Set problem:
The lines to extract run from the first line of the material below to the line containing "0.293, 0.262, 0.238]", both included; leave the pictures behind.
═════ Data shown ═════
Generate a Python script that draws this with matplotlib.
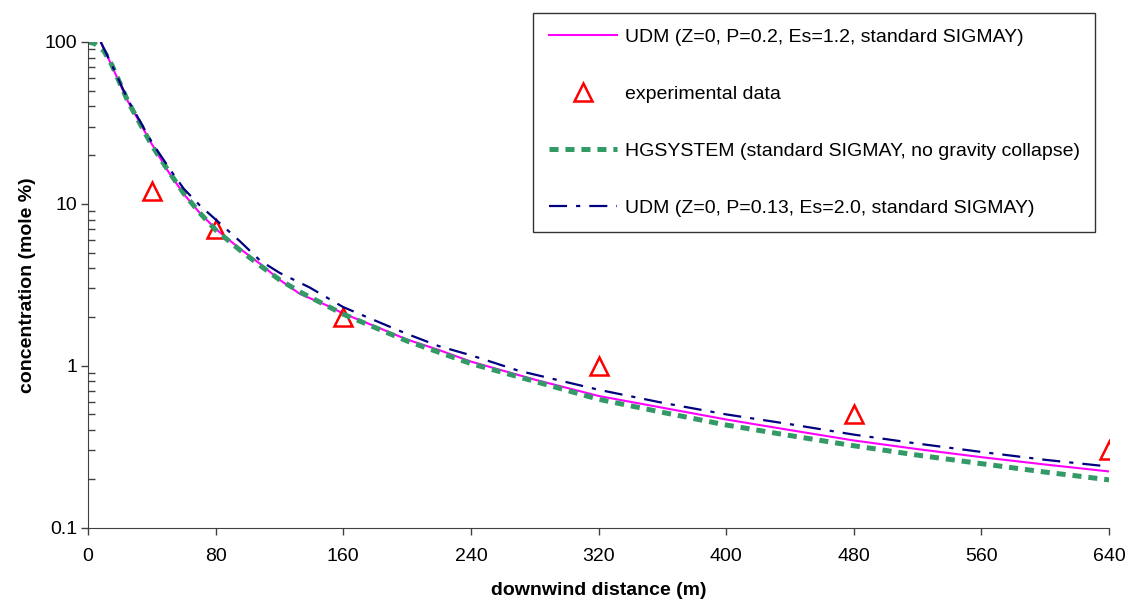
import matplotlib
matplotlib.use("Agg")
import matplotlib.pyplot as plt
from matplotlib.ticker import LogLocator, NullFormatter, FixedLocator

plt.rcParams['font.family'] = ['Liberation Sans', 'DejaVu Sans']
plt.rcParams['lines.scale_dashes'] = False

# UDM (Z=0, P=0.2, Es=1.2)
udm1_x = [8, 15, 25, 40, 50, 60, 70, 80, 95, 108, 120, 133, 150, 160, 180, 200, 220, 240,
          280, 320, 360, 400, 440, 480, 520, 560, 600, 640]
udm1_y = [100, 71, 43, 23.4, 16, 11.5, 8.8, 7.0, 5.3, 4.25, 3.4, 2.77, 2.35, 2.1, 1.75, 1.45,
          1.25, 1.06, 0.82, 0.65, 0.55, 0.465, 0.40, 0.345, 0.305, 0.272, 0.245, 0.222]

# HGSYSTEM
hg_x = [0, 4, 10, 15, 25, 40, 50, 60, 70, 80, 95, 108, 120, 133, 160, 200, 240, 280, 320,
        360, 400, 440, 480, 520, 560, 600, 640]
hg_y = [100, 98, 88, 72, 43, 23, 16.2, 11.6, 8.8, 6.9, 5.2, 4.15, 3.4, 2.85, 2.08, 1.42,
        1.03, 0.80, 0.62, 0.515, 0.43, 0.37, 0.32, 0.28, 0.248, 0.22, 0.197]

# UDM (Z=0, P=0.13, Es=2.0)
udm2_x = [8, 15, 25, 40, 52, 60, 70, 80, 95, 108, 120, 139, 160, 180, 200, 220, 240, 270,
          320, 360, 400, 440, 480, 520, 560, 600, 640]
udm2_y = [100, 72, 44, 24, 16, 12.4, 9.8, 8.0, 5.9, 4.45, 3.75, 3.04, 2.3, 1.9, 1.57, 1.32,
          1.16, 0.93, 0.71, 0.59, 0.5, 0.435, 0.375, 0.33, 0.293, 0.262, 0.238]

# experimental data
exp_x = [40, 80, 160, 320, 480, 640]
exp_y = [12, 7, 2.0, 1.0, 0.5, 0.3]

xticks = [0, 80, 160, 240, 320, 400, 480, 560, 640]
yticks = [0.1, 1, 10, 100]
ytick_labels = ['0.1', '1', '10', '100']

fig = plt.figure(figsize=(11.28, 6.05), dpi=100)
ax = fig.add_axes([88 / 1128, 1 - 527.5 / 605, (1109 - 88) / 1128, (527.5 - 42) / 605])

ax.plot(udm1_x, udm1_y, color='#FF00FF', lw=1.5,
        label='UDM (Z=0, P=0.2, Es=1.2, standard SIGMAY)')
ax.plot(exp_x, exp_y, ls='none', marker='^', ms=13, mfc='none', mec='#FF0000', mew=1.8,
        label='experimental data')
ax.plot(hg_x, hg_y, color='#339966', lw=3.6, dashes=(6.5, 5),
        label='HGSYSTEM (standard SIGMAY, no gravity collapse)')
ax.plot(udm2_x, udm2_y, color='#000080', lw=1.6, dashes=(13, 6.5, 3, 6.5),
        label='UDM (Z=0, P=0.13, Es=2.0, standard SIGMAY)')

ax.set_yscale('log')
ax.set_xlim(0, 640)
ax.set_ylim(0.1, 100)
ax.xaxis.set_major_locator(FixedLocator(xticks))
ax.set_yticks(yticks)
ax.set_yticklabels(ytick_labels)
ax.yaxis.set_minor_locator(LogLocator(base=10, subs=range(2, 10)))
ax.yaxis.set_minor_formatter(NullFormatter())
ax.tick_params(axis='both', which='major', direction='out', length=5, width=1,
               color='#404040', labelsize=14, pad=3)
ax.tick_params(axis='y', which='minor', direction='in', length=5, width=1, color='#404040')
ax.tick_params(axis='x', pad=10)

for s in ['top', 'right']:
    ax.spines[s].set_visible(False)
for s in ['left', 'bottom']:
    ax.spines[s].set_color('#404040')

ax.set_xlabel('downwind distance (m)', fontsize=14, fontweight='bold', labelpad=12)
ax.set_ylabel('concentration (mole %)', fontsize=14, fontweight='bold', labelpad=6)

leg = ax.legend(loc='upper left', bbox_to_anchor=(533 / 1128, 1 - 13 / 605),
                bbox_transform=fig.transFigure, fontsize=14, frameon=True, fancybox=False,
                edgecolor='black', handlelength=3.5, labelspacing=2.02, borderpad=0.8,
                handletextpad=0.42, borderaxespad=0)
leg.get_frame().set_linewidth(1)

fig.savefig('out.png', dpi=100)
═════
Result of the exercise:
Generate a Python script that draws this with matplotlib.
import matplotlib
matplotlib.use("Agg")
import matplotlib.pyplot as plt
from matplotlib.ticker import LogLocator, NullFormatter, FixedLocator

plt.rcParams['font.family'] = ['Liberation Sans', 'DejaVu Sans']
plt.rcParams['lines.scale_dashes'] = False

# UDM (Z=0, P=0.2, Es=1.2)
udm1_x = [8, 15, 25, 40, 50, 60, 70, 80, 95, 108, 120, 133, 150, 160, 180, 200, 220, 240,
          280, 320, 360, 400, 440, 480, 520, 560, 600, 640]
udm1_y = [100, 71, 43, 23.4, 16, 11.5, 8.8, 7.0, 5.3, 4.25, 3.4, 2.77, 2.35, 2.1, 1.75, 1.45,
          1.25, 1.06, 0.82, 0.65, 0.55, 0.465, 0.40, 0.345, 0.305, 0.272, 0.245, 0.222]

# HGSYSTEM
hg_x = [0, 4, 10, 15, 25, 40, 50, 60, 70, 80, 95, 108, 120, 133, 160, 200, 240, 280, 320,
        360, 400, 440, 480, 520, 560, 600, 640]
hg_y = [100, 98, 88, 72, 43, 23, 16.2, 11.6, 8.8, 6.9, 5.2, 4.15, 3.4, 2.85, 2.08, 1.42,
        1.03, 0.80, 0.62, 0.515, 0.43, 0.37, 0.32, 0.28, 0.248, 0.22, 0.197]

# UDM (Z=0, P=0.13, Es=2.0)
udm2_x = [8, 15, 25, 40, 52, 60, 70, 80, 95, 108, 120, 139, 160, 180, 200, 220, 240, 270,
          320, 360, 400, 440, 480, 520, 560, 600, 640]
udm2_y = [100, 72, 44, 24, 16, 12.4, 9.8, 8.0, 5.9, 4.45, 3.75, 3.04, 2.3, 1.9, 1.57, 1.32,
          1.16, 0.93, 0.71, 0.59, 0.5, 0.435, 0.375, 0.33, 0.293, 0.262, 0.238]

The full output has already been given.